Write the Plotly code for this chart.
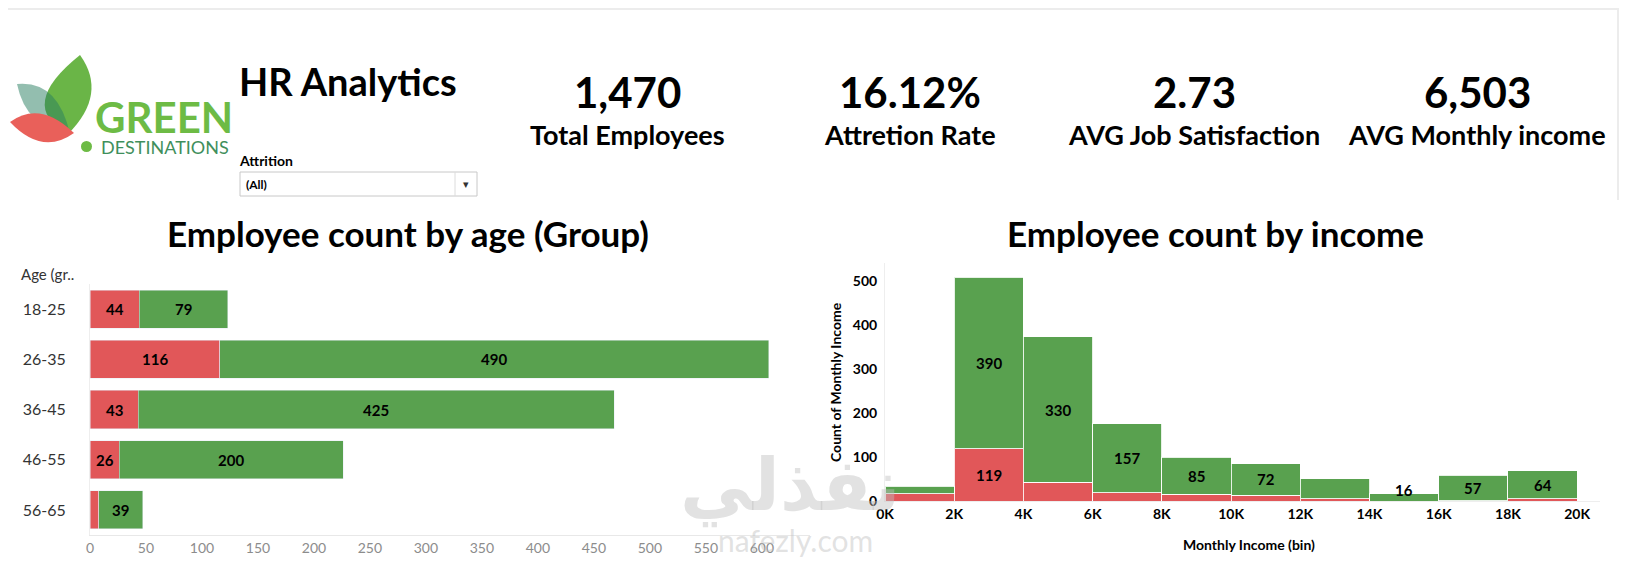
import plotly.graph_objects as go

W, H = 1627, 566
OFF = 8  # the page body margin moves the figure by this much

# --- data -------------------------------------------------------------
age_groups = ["18-25", "26-35", "36-45", "46-55", "56-65"]
age_left = [44, 116, 43, 26, 8]          # attrition = Yes (red)
age_stayed = [79, 490, 425, 200, 39]     # attrition = No (green)
age_ticks = [0, 50, 100, 150, 200, 250, 300, 350, 400, 450, 500, 550, 600]

income_bins = [0, 2000, 4000, 6000, 8000, 10000, 12000, 14000, 16000, 18000]
income_left = [17, 119, 43, 19, 15, 13, 5, 0, 1, 5]
income_stayed = [16, 390, 330, 157, 85, 72, 46, 16, 57, 64]
show_left_label = [False, True, False, False, False, False, False, False, False, False]
show_stayed_label = [False, True, True, True, True, True, False, True, True, True]
income_ticks = [0, 2000, 4000, 6000, 8000, 10000, 12000, 14000, 16000, 18000, 20000]
income_ticktext = ["0K", "2K", "4K", "6K", "8K", "10K", "12K", "14K", "16K", "18K", "20K"]
count_ticks = [0, 100, 200, 300, 400, 500]

kpi_values = ["1,470", "16.12%", "2.73", "6,503"]
kpi_labels = ["Total Employees", "Attretion Rate", "AVG Job Satisfaction", "AVG Monthly income"]

RED = "#e15759"
GREEN = "#59a14f"
FONT = "Lato"
FW, FH = W - OFF, H - OFF


def px(x):
    return (x - OFF) / FW


def py(y):
    return 1 - (y - OFF) / FH


def text(x, y, s, font, **kw):
    d = dict(x=px(x), y=py(y), xref="paper", yref="paper", text=s, showarrow=False,
             xanchor="center", yanchor="middle", font=font)
    d.update(kw)
    return d


fig = go.Figure()

# age chart (left)
fig.add_trace(go.Bar(y=age_groups, x=age_left, orientation="h", marker_color=RED,
                     xaxis="x", yaxis="y", name="Yes"))
fig.add_trace(go.Bar(y=age_groups, x=age_stayed, orientation="h", marker_color=GREEN,
                     xaxis="x", yaxis="y", name="No"))

# income histogram (right)
fig.add_trace(go.Bar(x=income_bins, y=income_left, width=2000, offset=0, marker_color=RED,
                     marker_line=dict(color="rgba(255,255,255,0.85)", width=1),
                     xaxis="x2", yaxis="y2", name="Yes"))
fig.add_trace(go.Bar(x=income_bins, y=income_stayed, width=2000, offset=0, marker_color=GREEN,
                     marker_line=dict(color="rgba(255,255,255,0.85)", width=1),
                     xaxis="x2", yaxis="y2", name="No"))

label_font = dict(family=FONT, size=15, color="black", weight="bold")
ann = []

# bar labels, age
for g, l, s in zip(age_groups, age_left, age_stayed):
    if l >= 20:
        ann.append(dict(x=l / 2, y=g, xref="x", yref="y", text=str(l), showarrow=False,
                        xanchor="center", yanchor="middle", font=label_font))
    ann.append(dict(x=l + s / 2, y=g, xref="x", yref="y", text=str(s), showarrow=False,
                    xanchor="center", yanchor="middle", font=label_font))

# bar labels, income
for b, l, s, sl, ss in zip(income_bins, income_left, income_stayed, show_left_label, show_stayed_label):
    if sl:
        ann.append(dict(x=b + 1000, y=l / 2, xref="x2", yref="y2", text=str(l), showarrow=False,
                        xanchor="center", yanchor="middle", font=label_font))
    if ss:
        ann.append(dict(x=b + 1000, y=l + s / 2, xref="x2", yref="y2", text=str(s), showarrow=False,
                        xanchor="center", yanchor="middle", font=label_font,
                        yshift=7 if s < 30 else 0))

# KPIs
kpi_x = [627, 910, 1194, 1477]
for x, v, lab in zip(kpi_x, kpi_values, kpi_labels):
    ann.append(text(x, 92, v, dict(family=FONT, size=42, color="black", weight="bold")))
    ann.append(text(x, 135, lab, dict(family=FONT, size=27, color="black", weight="bold")))

# headings
ann += [
    text(237, 81, "HR Analytics", dict(family=FONT, size=38, color="black", weight="bold"), xanchor="left"),
    text(237, 160, "Attrition", dict(family=FONT, size=14, color="black", weight="bold"), xanchor="left"),
    text(244, 185, "(All)", dict(family=FONT, size=12, color="black", weight="bold"), xanchor="left"),
    text(466, 184, "▾", dict(family="DejaVu Sans", size=11, color="#333")),
    text(408, 233, "Employee count by age (Group)", dict(family=FONT, size=35, color="black", weight="bold")),
    text(1215, 233, "Employee count by income", dict(family=FONT, size=35, color="black", weight="bold")),
    text(19, 274, "Age (gr..", dict(family=FONT, size=15, color="#333"), xanchor="left"),
    text(835, 382, "Count of Monthly Income", dict(family=FONT, size=14, color="black", weight="bold"),
         textangle=-90),
    text(1249, 544, "Monthly Income (bin)", dict(family=FONT, size=14, color="black", weight="bold")),
    # logo text
    text(93, 117, "GREEN", dict(family=FONT, size=42, color="#6dbb45", weight="bold"), xanchor="left"),
    text(99, 147, "DESTINATIONS", dict(family=FONT, size=18, color="#3f8f5c"), xanchor="left"),
    # watermark
    text(790, 485, "نفذلي", dict(family="DejaVu Sans", size=72, color="rgba(190,190,190,0.45)", weight="bold")),
    text(795, 540, "nafezly.com", dict(family=FONT, size=30, color="rgba(190,190,190,0.45)")),
]


def leaf(tip, c1, base, c2):
    return "M {} {} Q {} {} {} {} Q {} {} {} {} Z".format(
        px(tip[0]), py(tip[1]), px(c1[0]), py(c1[1]), px(base[0]), py(base[1]),
        px(c2[0]), py(c2[1]), px(tip[0]), py(tip[1]))


shapes = [
    # logo leaves
    dict(type="path", xref="paper", yref="paper", line_width=0, fillcolor="#6ab547",
         path=leaf((80, 55), (16, 106), (68, 134), (108, 94))),
    dict(type="path", xref="paper", yref="paper", line_width=0, fillcolor="rgba(40,125,95,0.5)",
         path=leaf((17, 84), (58, 80), (70, 134), (26, 128))),
    dict(type="path", xref="paper", yref="paper", line_width=0, fillcolor="#e9605a",
         path=leaf((10, 122), (40, 100), (74, 133), (42, 156))),
    dict(type="circle", xref="paper", yref="paper", line_width=0, fillcolor="#6dbb45",
         x0=px(81), x1=px(92), y0=py(152), y1=py(141)),
    # dropdown box
    dict(type="rect", xref="paper", yref="paper", line=dict(color="#c8c8c8", width=1),
         x0=px(240), x1=px(477), y0=py(196), y1=py(172)),
    dict(type="line", xref="paper", yref="paper", line=dict(color="#dcdcdc", width=1),
         x0=px(455), x1=px(455), y0=py(196), y1=py(172)),
    # frame lines
    dict(type="line", xref="paper", yref="paper", line=dict(color="#ececec", width=2),
         x0=0, x1=1, y0=py(9), y1=py(9)),
    dict(type="line", xref="paper", yref="paper", line=dict(color="#ececec", width=2),
         x0=px(1618), x1=px(1618), y0=py(9), y1=py(200)),
]

tick_bold = dict(family=FONT, size=14, color="black", weight="bold")

fig.update_layout(
    width=FW, height=FH,
    margin=dict(l=0, r=0, t=0, b=0),
    paper_bgcolor="white", plot_bgcolor="white",
    barmode="stack", bargap=0.24, showlegend=False,
    annotations=ann, shapes=shapes,
    xaxis=dict(domain=[px(90), px(810)], range=[0, 643], tickvals=age_ticks, automargin=False,
               showgrid=False, zeroline=False, showline=True, linecolor="#e8e8e8",
               tickfont=dict(family=FONT, size=14, color="#8c8c8c"), anchor="y"),
    yaxis=dict(domain=[py(535), py(284)], type="category", categoryorder="array", automargin=False,
               categoryarray=age_groups, autorange="reversed", showgrid=False,
               zeroline=False, showline=True, linecolor="#eeeeee", ticklabelstandoff=20,
               tickfont=dict(family=FONT, size=16, color="#333"), anchor="x"),
    xaxis2=dict(domain=[px(885), px(1600)], range=[0, 20660], tickvals=income_ticks, automargin=False,
                ticktext=income_ticktext, showgrid=False, zeroline=False, showline=True,
                linecolor="#eeeeee", tickfont=tick_bold, anchor="y2"),
    yaxis2=dict(domain=[py(501), py(263)], range=[0, 541], tickvals=count_ticks, automargin=False,
                showgrid=False, zeroline=False, showline=True, linecolor="#eeeeee",
                ticklabelstandoff=4, tickfont=tick_bold, anchor="x2"),
)

fig.write_html("out.html")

·····

To do:
Pictures excluded, repeat exactly the lines from the top of the material through the line with "500, 550, 600]", including both of those lines.

Expected output:
Write the Plotly code for this chart.
import plotly.graph_objects as go

W, H = 1627, 566
OFF = 8  # the page body margin moves the figure by this much

# --- data -------------------------------------------------------------
age_groups = ["18-25", "26-35", "36-45", "46-55", "56-65"]
age_left = [44, 116, 43, 26, 8]          # attrition = Yes (red)
age_stayed = [79, 490, 425, 200, 39]     # attrition = No (green)
age_ticks = [0, 50, 100, 150, 200, 250, 300, 350, 400, 450, 500, 550, 600]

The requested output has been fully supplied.